Now assume that intangibles affect the game through individual effects. That is to say that because Heart of a Lion Joe has better intangibles than Lazy Bob he will be a better player. Well if he is a better player because of these intangibles than these effects will show up in the data. Sure in a comparison of individual skills outside of a game context Heart of a Lion Joe and Lazy Bob are identical, but if these intangibles really do make you a better player then we will see that Heart of a Lion Joe putting up better numbers than Lazy Bob.

Since they are strikers we will probably see Heart of a Lion Joe score more and take more shots than Lazy Bob because he “wants it more” and will be more aggressive in going for the ball or pushing himself that little bit harder. So sure in the statistics we won’t see that Heart of a Lion Joe has more ‘heart’ than Lazy Bob, but we will see that Heart of a Lion Joe is a better player who puts up better numbers than Lazy Bob and if we are capturing that does it really matter that we aren’t capturing the exact intangible that makes him better? Probably not.

Team Effects

The second argument that anti-stats people will tell you about intangibles is that you can’t measure them because they don’t just affect one individual player they affect the whole team.  When a team plays with Heart of a Lion Joe up front it gives the whole team a boost and they all play better because they are inspired by Heart of a Lion Joe’s incredible leadership. When Lazy Bob starts up front though he just mopes around and that dampens everyone’s mood.

Well luckily we can measure this as well! Using Shapley Values or GoalImpact we can compare how players affect their teammates. These are completely agnostic measures which means they don’t try and pin down the mechanisms through which players are making their team play better or worse they just compare how the team plays with or without them in the team (weighting for other factors like who they are playing with, strength of opponent etc.). So even though there isn’t a way to directly measure how one player’s intangibles affect another’s, if these mechanisms exist they will be picked up by Shapley Values or GoalImpact. Good news for Heart of a Lion Joe, we can even figure out if he makes his teammates better through his inspiring leadership.

One argument against this method, which is probably the only one I don’t have a good answer for is that maybe a player’s magical leadership qualities are so powerful that he doesn’t even need to be on the pitch to transfer them to his teammate. His presence in the dressing room alone is enough to make his team better.

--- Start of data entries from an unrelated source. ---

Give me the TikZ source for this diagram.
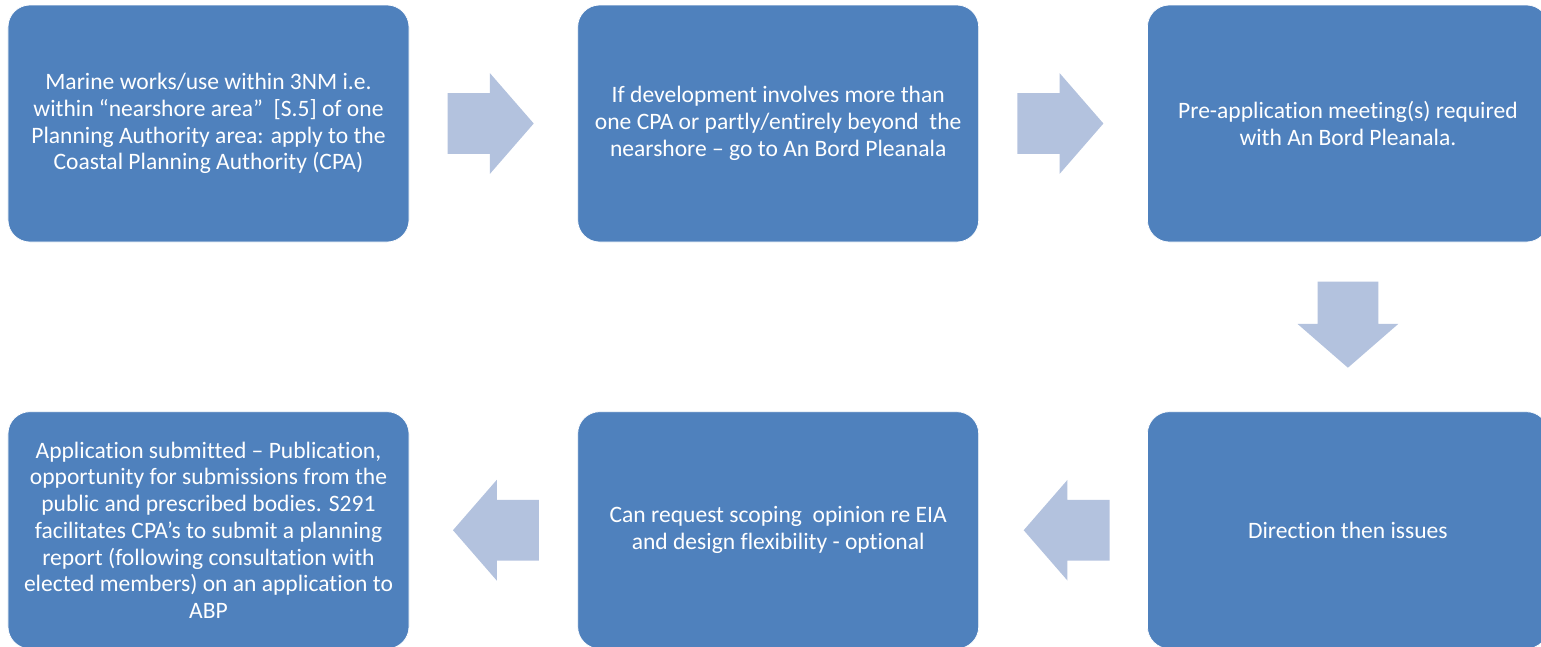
\documentclass[tikz,border=0pt]{standalone}
\usepackage{fontspec}
\setmainfont{Carlito}[Ligatures=NoCommon]
\usepackage{tikz}
\usetikzlibrary{shapes.arrows, positioning}
\definecolor{boxblue}{HTML}{4F81BD}
\definecolor{arrowblue}{HTML}{B3C2DE}

\begin{document}
\begin{tikzpicture}[
        node distance=3.38cm and 3.36cm,
        stage/.style={rectangle, draw=white, fill=boxblue, text=white, align=center, rounded corners=0.44cm, minimum height=4.74cm, minimum width=8.02cm, font=\fontsize{13.4}{15.2}\selectfont},
        flow/.style={single arrow, fill=arrowblue, inner xsep=0pt, inner ysep=0.6cm, minimum height=1.72cm, minimum width=2cm, single arrow head extend=0.4cm, single arrow tip angle=98}
    ]
        \useasboundingbox (0,0) rectangle (30.82,-12.92);
        % Nodes
        \node (marine) [stage] at (4.17,-2.47) {Marine works/use within 3NM i.e.\\within “nearshore area”~~[S.5] of one\\Planning Authority area: apply to the\\Coastal Planning Authority (CPA)};
        \node (beyond) [stage, right=of marine] {If development involves more than\\one CPA or partly/entirely beyond~~the\\nearshore – go to An Bord Pleanala};
        \node (preapp) [stage, right=of beyond] {Pre-application meeting(s) required\\with An Bord Pleanala.};
        \node (direction) [stage, below=of preapp] {Direction then issues};
        \node (scoping) [stage, left=of direction] {Can request scoping~~opinion re EIA\\and design flexibility - optional};
        \node (submitted) [stage, left=of scoping] {Application submitted – Publication,\\opportunity for submissions from the\\public and prescribed bodies. S291\\facilitates CPA’s to submit a planning\\report (following consultation with\\elected members) on an application to\\ABP};
        
        % Arrows
        \node (f1) [flow, right=0.76cm of marine] {};
        \node (f2) [flow, right=0.76cm of beyond] {};
        \node (f3) [flow, shape border rotate=270, inner xsep=0.6cm, inner ysep=0pt, below=0.78cm of preapp] {};
        \node (f4) [flow, shape border rotate=180, left=0.74cm of direction] {};
        \node (f5) [flow, shape border rotate=180, left=0.76cm of scoping] {};
    \end{tikzpicture}
\end{document}
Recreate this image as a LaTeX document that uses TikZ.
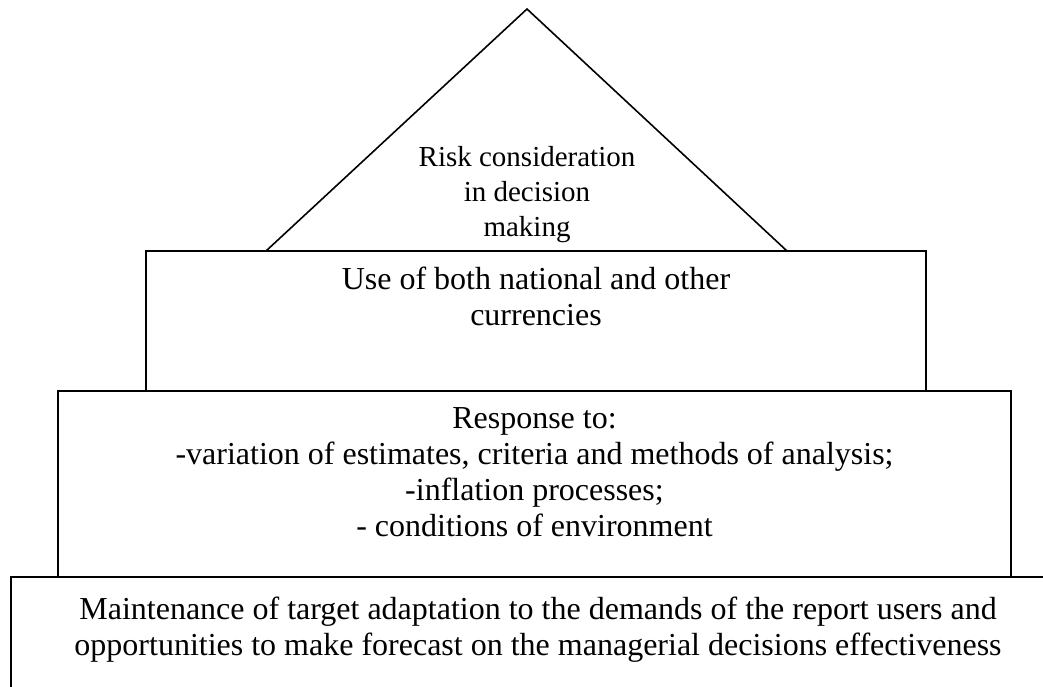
\documentclass[tikz,border=0pt]{standalone}
\usepackage{fontspec}
\setmainfont{Liberation Serif}
\usetikzlibrary{positioning}
\tikzset{
  tier/.style={draw, line width=1.6pt, inner sep=0pt, outer sep=0pt,
    anchor=north west},
  roofline/.style={line width=1.6pt, line join=miter},
  tiertext/.style={align=center, inner sep=0pt,
    font=\fontsize{32}{36}\selectfont},
  rooftext/.style={align=center, inner sep=0pt, anchor=north,
    font=\fontsize{29}{35}\selectfont}
}

\begin{document}
\begin{tikzpicture}[x=1pt, y=-1pt]
  \clip (0,0) rectangle (1043,686);

  % Roof
  \coordinate (apex) at (527,9);
  \coordinate (roofL) at (266,251);
  \coordinate (roofR) at (787,251);
  \draw[roofline] (roofL) -- (apex) -- (roofR);
  \node[rooftext] (risk) at (527,146) {Risk consideration\\in decision\\making};

  % Tiers, top to bottom
  \node[tier, minimum width=780pt, minimum height=140pt] (currency) at (146,251) {};
  \node[tier, minimum width=953pt, minimum height=186pt] (response) at (58,391) {};
  \node[tier, minimum width=1060pt, minimum height=140pt] (target) at (11,577) {};

  % Tier texts
  \node[tiertext, below=16pt of currency.north] (currencytext)
    {Use of both national and other\\currencies};
  \node[tiertext, below=16pt of response.north] (responsetext)
    {Response to:\\-variation of estimates, criteria and methods of analysis;\\-inflation processes;\\- conditions of environment};
  \node[tiertext, below=20pt of target.north, xshift=-3pt] (targettext)
    {Maintenance of target adaptation to the demands of the report users and\\opportunities to make forecast on the managerial decisions effectiveness};
\end{tikzpicture}
\end{document}
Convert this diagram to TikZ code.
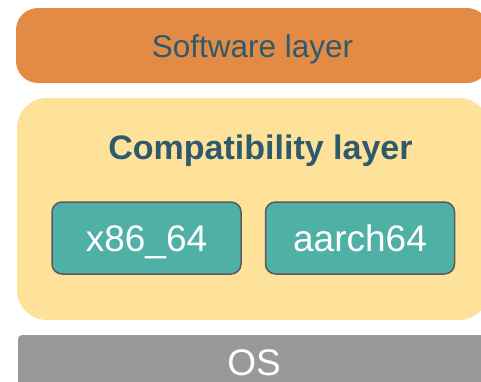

If that’s the case then maybe there is room to hire players purely for their dressing room abilities, but we probably shouldn’t pay them player’s wages. Teams should hire these people as inspirational speakers or as people who just “hang out” with the team.

 Jekyll and Hyde

After all this time maybe we find out that Heart of a Lion Joe and Lazy Bob were actually the same person. When he’s playing well he has confidence and takes on the persona of Heart of a Lion Joe and when he’s playing poorly he becomes Lazy Bob. This is probably the narrative we hear most often in the media, the confidence storyline. Analytics people respond to this narrative by saying it’s just random variation.

If you take off your analytics-tinted-glasses for a second you have to admit the mainstream media story of ‘confidence’ is a lot more satisfying than ‘randomness’. Randomness is an ugly word in sport. We like to think that everything happens for a reason so attributing these changes in performance level to confidence just feels better than saying it’s random variation.

The correct response here is who cares? Really, maybe the media are right and all random variation in scoring or performance level comes down to confidence, but it looks random from a data perspective. All that matters in the end is output, so if a player can’t control when he is Heart of a Lion Joe or Lazy Bob then why should teams?

If it looks like random variation that the player can’t control and it acts like random variation the player can’t control then for all intents and purposes we should treat it like random variation the player can’t control. Sure, maybe it’s confidence but if confidence is completely exogenous to what a footballer has control over why should teams care about it or evaluate based on it?

The mainstream media is probably right that the footballing world is full of mixture of Heart of a Lion Joes and Lazy Bobs, but they are wrong to suggest that analytics ignore the differences between these two players.